Weaving was also the key to Eva’s collaboration with American dancer Ted Shawn from 1939 to 1941. Eva taught Ted the Greek chorus, and she wove hundreds of yards of cloth for his and his dancers’ costumes in the performances of Kinetic Molpai, Isaiah, and the chorus of The Persians. These costumes are housed in the Killinger Collection of Denishawn, Ted Shawn, and His Men Dancers Costumes at Florida State University. When the Greeks declared their victory over the Italians in 1940, Eva wove a special gift for Ted, an embroidered silk chlamys.
The dream lives on
Eva died of a stroke in her beloved Greece in 1952, while attending a theatrical performance in Delphi. All her letters and artifacts, including 41 of the costumes that she had made for the Delphic Festivals are housed at the Benaki Museum. One of her Greek costumes was donated to Bryn Mawr College for performances in Greek drama. Her dream of reviving ancient Greek art, drama, music, and poetry still lives on within the International Delphic Council, a nonprofit organization that aims to promote worldwide art and culture through various activities such as exhibitions and presentations.

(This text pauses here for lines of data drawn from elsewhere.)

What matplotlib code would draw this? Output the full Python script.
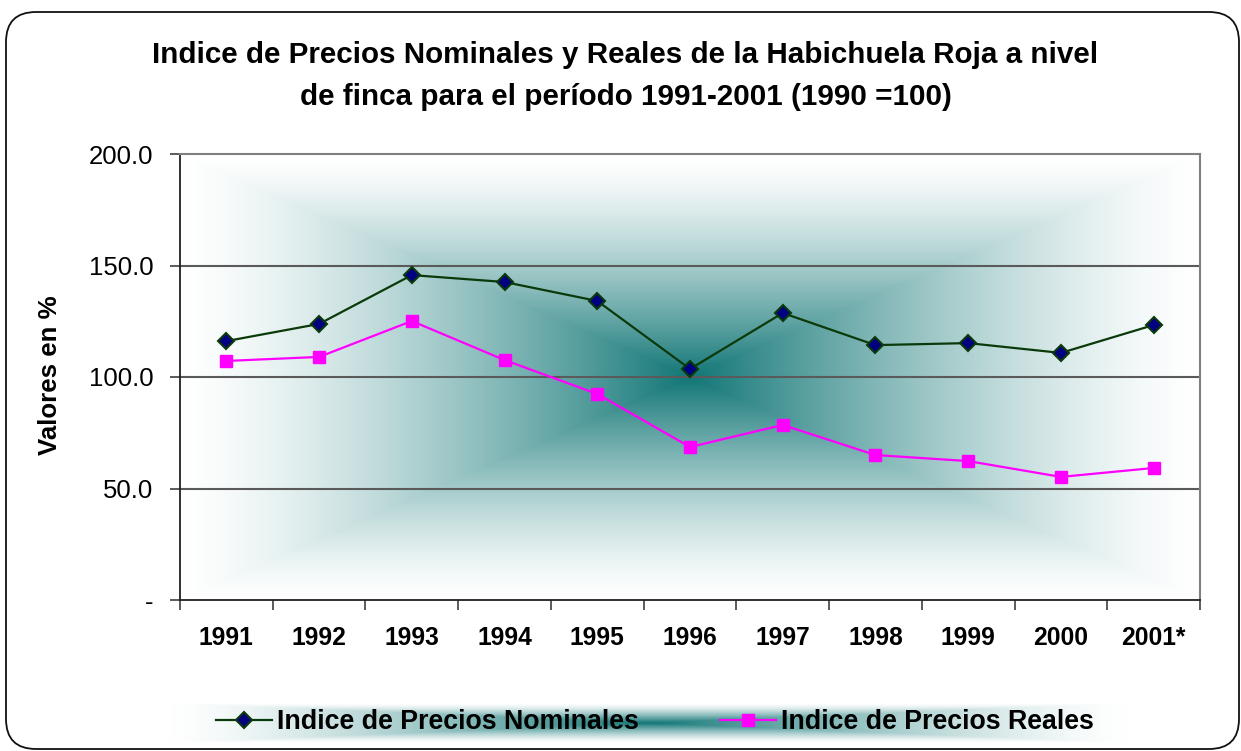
import matplotlib

matplotlib.use("Agg")
import matplotlib.pyplot as plt
import numpy as np
from matplotlib.lines import Line2D
from matplotlib.patches import FancyBboxPatch

YEARS = ["1991", "1992", "1993", "1994", "1995", "1996",
         "1997", "1998", "1999", "2000", "2001*"]
NOMINAL = [116.1, 123.8, 145.7, 142.6, 134.1, 103.6,
           128.7, 114.3, 115.2, 110.8, 123.3]
REAL = [107.2, 109.0, 125.1, 107.6, 92.4, 68.6,
        78.5, 65.0, 62.3, 55.2, 59.2]
Y_TICKS = [0, 50, 100, 150, 200]
Y_TICK_LABELS = ["-", "50.0", "100.0", "150.0", "200.0"]
SERIES_LABELS = ["Indice de Precios Nominales", "Indice de Precios Reales"]

W, H = 1241, 751
TEAL = np.array([18, 118, 118]) / 255.0
FONT = "Liberation Sans"


def from_center_gradient(nx, ny):
    # Excel-style "from center" rectangular fill: teal in the middle, white at the rim
    xs = np.linspace(-1, 1, nx)
    ys = np.linspace(-1, 1, ny)
    gx, gy = np.meshgrid(xs, ys)
    t = np.maximum(np.abs(gx), np.abs(gy))
    f = (1 - (1 - t) ** 1.4)[..., None]
    return TEAL[None, None, :] * (1 - f) + f


def main():
    plt.rcParams["font.family"] = FONT
    fig = plt.figure(figsize=(W / 100, H / 100), dpi=100)

    ax = fig.add_axes([180 / W, 1 - 600 / H, 1020 / W, 446 / H])
    x = np.arange(len(YEARS))
    ax.set_xlim(-0.5, len(YEARS) - 0.5)
    ax.set_ylim(0, 200)
    ax.imshow(from_center_gradient(600, 400), extent=(-0.5, len(YEARS) - 0.5, 0, 200),
              aspect="auto", zorder=0, interpolation="bilinear")

    for yv in Y_TICKS[1:-1]:
        ax.axhline(yv, color="#5a5a5a", lw=1.5, zorder=1)

    ax.plot(x, NOMINAL, color="#0a3a0a", lw=1.6, marker="D", markersize=8,
            markerfacecolor="#000080", markeredgecolor="#0a3a0a", markeredgewidth=1.5, zorder=3)
    ax.plot(x, REAL, color="#ff00ff", lw=1.6, marker="s", markersize=9,
            markerfacecolor="#ff00ff", markeredgecolor="#ff00ff", zorder=3)

    for side in ("top", "right"):
        ax.spines[side].set_color("#808080")
        ax.spines[side].set_linewidth(1.5)
    for side in ("left", "bottom"):
        ax.spines[side].set_color("#202020")
        ax.spines[side].set_linewidth(1.3)

    ax.set_yticks(Y_TICKS)
    ax.set_yticklabels(Y_TICK_LABELS, fontsize=18.5)
    ax.tick_params(axis="y", direction="out", length=7, width=1.2, pad=12, color="#404040")
    ax.set_xticks(x)
    ax.set_xticklabels(YEARS, fontsize=17.7, fontweight="bold")
    ax.tick_params(axis="x", which="major", length=0, pad=19)
    ax.set_xticks(np.arange(-0.5, len(YEARS)), minor=True)
    ax.tick_params(axis="x", which="minor", direction="out", length=7, width=1.2, color="#404040")

    fig.text(625 / W, 1 - 55 / H, "Indice de Precios Nominales y Reales de la Habichuela Roja a nivel",
             ha="center", va="center", fontsize=21.3, fontweight="bold")
    fig.text(626 / W, 1 - 97 / H, "de finca para el período 1991-2001 (1990 =100)",
             ha="center", va="center", fontsize=21.3, fontweight="bold")
    fig.text(50 / W, 1 - 375 / H, "Valores en %", rotation=90, ha="center", va="center",
             fontsize=18.6, fontweight="bold")

    lax = fig.add_axes([170 / W, 1 - 743 / H, 957 / W, 40 / H])
    lax.imshow(from_center_gradient(600, 60), aspect="auto", interpolation="bilinear")
    lax.axis("off")

    handles = [
        Line2D([], [], color="#0a3a0a", lw=1.6, marker="D", markersize=8,
               markerfacecolor="#000080", markeredgecolor="#0a3a0a", markeredgewidth=1.5),
        Line2D([], [], color="#ff00ff", lw=1.6, marker="s", markersize=9,
               markerfacecolor="#ff00ff", markeredgecolor="#ff00ff"),
    ]
    fig.legend(handles, SERIES_LABELS, loc="center", bbox_to_anchor=(655 / W, 1 - 722 / H),
               ncol=2, frameon=False, handlelength=2.1, handletextpad=0.2, columnspacing=3.0,
               prop={"family": FONT, "weight": "bold", "size": 19.3})

    border = FancyBboxPatch((0.06, 0.02), 12.33, 7.37,
                            boxstyle="round,pad=0,rounding_size=0.3",
                            transform=fig.dpi_scale_trans, facecolor="none",
                            edgecolor="#111111", lw=1.3)
    fig.add_artist(border)

    fig.savefig("out.png", dpi=100)
    plt.close(fig)


if __name__ == "__main__":
    main()
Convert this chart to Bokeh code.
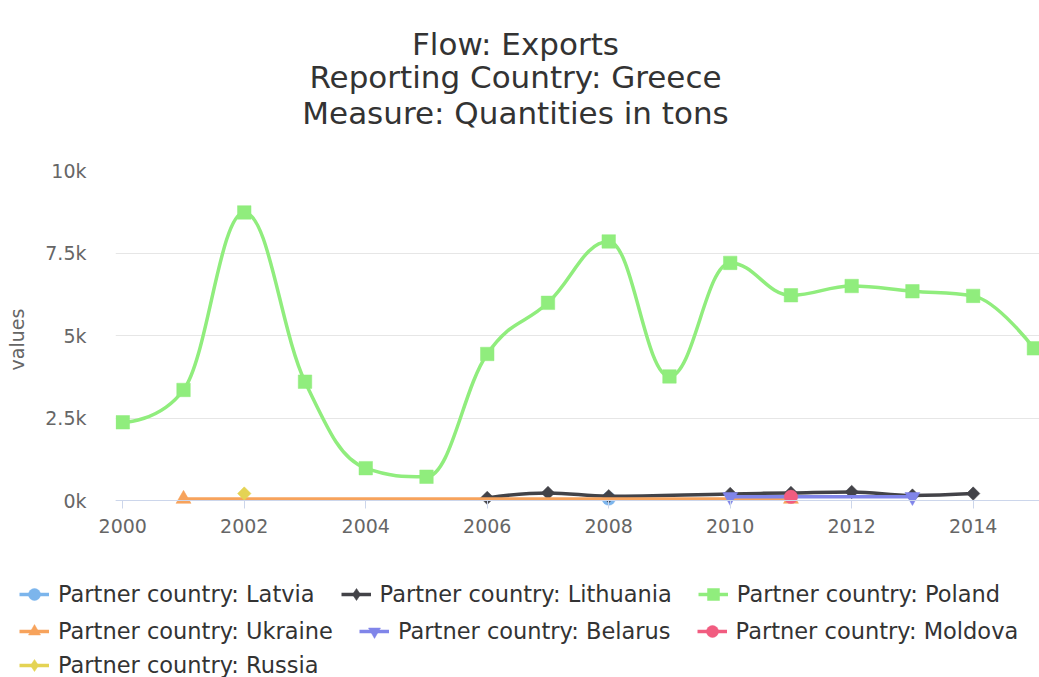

The “Delphos Gown.” The Delphi Guide. Accessed May 21, 2021.
“The Delphic Idea.” Greek Travel Tellers. April 8, 2020.
Leontis, Artemis. Eva Palmer Sikelianos: A Life in Ruins. 2019.
Palmer-Sikelianos, Eva. Upward Panic: The Autobiography of Eva Palmer-Sikelianos. 1993.
Footnote:  The Delphic Festivals were based on the idea that different people in antiquity could coexist peacefully and interact through artistic and cultural events.